Rue de Chevalier, two blocks off the Place de la Concorde, four hours after the bike race and many hours before sleep. We found the only restaurant that would still feed us and I sat down across from a titan of our profession, a friend, a voice that has become a soundtrack to summer and cycling. I did not know this would be the last meal, the last glass of wine, that we would share. We stayed late, echoing into a quiet Parisian street through Sunday and into Monday. I’m so glad we did. 

I feel ill-prepared to write about a man who touched so many. I almost didn’t, aware that so many knew him better than I. Aware that his family is out there, reeling, that Lionel and Daniel and François and Orla are too. But this is how I process things. We were road friends, Richard and I. Show up at a bike race, get dinner, get a drink. Catch up at the start and the finish. We rarely missed an opportunity to do so. I feel his loss more deeply than the tangential nature of our relationship would suggest, and that is precisely why I need to talk about him.

We sat at the top of Val Thorens, week two and a half of the 2019 Tour de France, tired. Green grass, long and full of flowers, overlooking the finish line gantry and a swell of Colombian fans waiting to confirm Egan Bernal as Tour de France champion. Moody high altitude weather, one minute scorching the next frigid. A valley away that weather had set off a landslide, cutting the stage short. Alaphilippe dropped. The man calling Colombian radio nearly in tears.
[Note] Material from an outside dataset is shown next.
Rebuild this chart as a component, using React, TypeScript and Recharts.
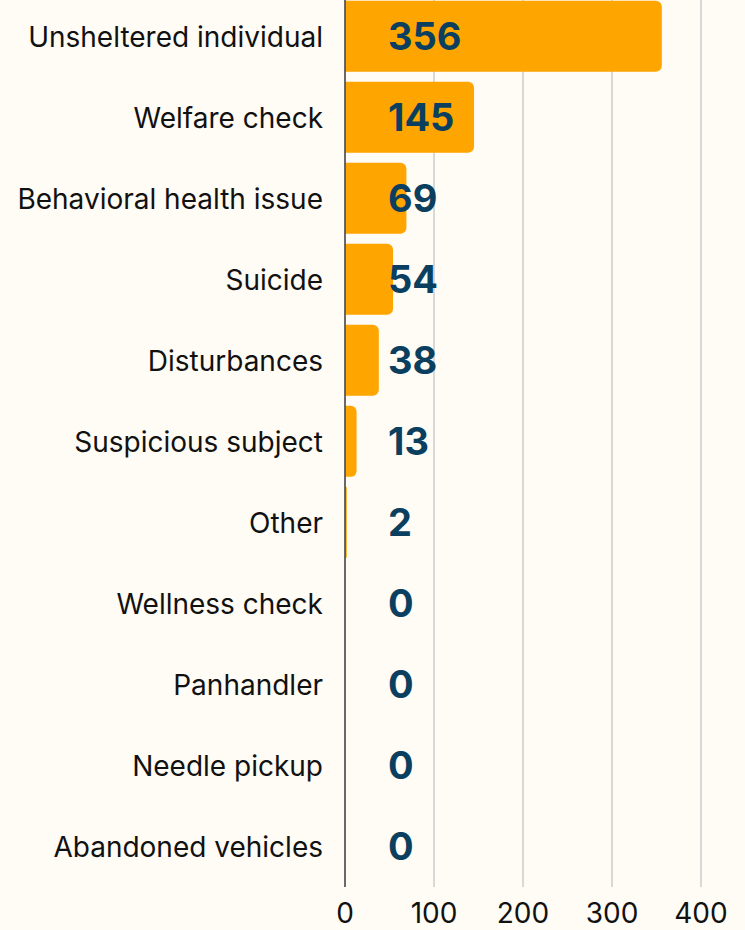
import React from 'react';
import {
  BarChart,
  Bar,
  XAxis,
  YAxis,
  CartesianGrid,
} from 'recharts';

const categories = [
  'Unsheltered individual',
  'Welfare check',
  'Behavioral health issue',
  'Suicide',
  'Disturbances',
  'Suspicious subject',
  'Other',
  'Wellness check',
  'Panhandler',
  'Needle pickup',
  'Abandoned vehicles',
];
const counts = [356, 145, 69, 54, 38, 13, 2, 0, 0, 0, 0];
const xTicks = [0, 100, 200, 300, 400];

const data = categories.map((name, i) => ({ name, count: counts[i] }));

const AXIS_WIDTH = 345;
const FONT = 'Inter, sans-serif';

// category label on the left, the count drawn just inside the plot
const CategoryTick = (props: any) => {
  const { x, y, payload, index } = props;
  return (
    <g>
      <text x={x} y={y} dy="0.36em" textAnchor="end" fill="#111111" fontSize={28} fontFamily={FONT}>
        {payload.value}
      </text>
      <text
        x={AXIS_WIDTH + 43}
        y={y}
        dy="0.36em"
        textAnchor="start"
        fill="#0B3F5F"
        fontSize={38}
        fontWeight={700}
        fontFamily={FONT}
      >
        {counts[index]}
      </text>
    </g>
  );
};

const App = () => {
  return (
    <div
      style={{
        position: 'absolute',
        left: 0,
        top: 0,
        width: 745,
        height: 930,
        background: '#FFFBF5',
      }}
    >
      <BarChart
        width={745}
        height={930}
        data={data}
        layout="vertical"
        margin={{ top: -4, right: 44, left: 0, bottom: 0 }}
        barCategoryGap="6%"
      >
        <CartesianGrid horizontal={false} stroke="#CCCCCC" strokeWidth={1.5} />
        <XAxis
          type="number"
          domain={[0, 400]}
          ticks={xTicks}
          axisLine={false}
          tickLine={false}
          height={43}
          tickMargin={10}
          tick={{ fill: '#111111', fontSize: 28, fontFamily: FONT }}
        />
        <Bar dataKey="count" fill="#FFA500" radius={[0, 6, 6, 0]} isAnimationActive={false} />
        <YAxis
          type="category"
          dataKey="name"
          width={AXIS_WIDTH}
          tickLine={false}
          tickSize={0}
          tickMargin={22}
          axisLine={{ stroke: '#444444', strokeWidth: 1.5 }}
          tick={<CategoryTick />}
        />
      </BarChart>
    </div>
  );
};

export default App;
We stood up from the grass and joined the jostling scrum of reporters as the helicopters approached, Richard’s audio recorder pushed in next to mine.

He turned to me. “Remember this, Caley!” he yelled. We both grinned.

Professional cycling is full of these human orbits that pass exceptionally close to each other a couple times per year. They make for intense relationships, built on an understanding that you pick up where you left off, that the last conversation from the last meal flows seamlessly into the first meal at the next race, even months later. That orbit is broken now, and the last meal will not have a next. That is what I feel most today, I think.

Four years ago, in Ghent. A few nights after Flanders, waiting for Roubaix. We met at Charlatan, Andrew Hood and Richard and Tom Cary and a few others. Hoody and I rented town bikes, and as the bar filled it was time to move. Richard hopped on the rear rack of my rickety rental – designed for school books and not 90 kilos of Scot – and we pedalled into the night, across cobblestones, bouncing off the agonized rear tire as Richard played cowboy and whipped his horse (that’d be me) into higher speeds. He always seemed to find it hilarious that Americans exist. He threatened to come over and drive Route 66. We found ourselves in some half basement with an Omer each and a debate over the legacy of Wiggins, which I lost.

I am having trouble imagining a bike race without Richard. 

Many of you probably feel the same. The beauty of the medium that defined Richard’s life for the last decade is that all who listened can claim a real and powerful bond with the host of the world’s most popular bike racing podcast. Every fan who popped in an earbud and clicked play on the Cycling Podcast had a relationship with Richard. He knew that. It sometimes overwhelmed him. You supported him, his family, a growing business. And for that he loved you all as much as you loved him.

Always stay for the extra beer, Richard said. Always stay for the extra laughs. Always make the extra call and ask the extra question, always wait another minute in the press corral. Always take a minute to sit at the top of a mountain and appreciate where you are, who you’re with, the absurdity of this life. Take joy in it all. These paths we’re on do not continue indefinitely, though we thought they would. May they cross as often as possible. 

Rest in peace, Richard Moore. We will miss you.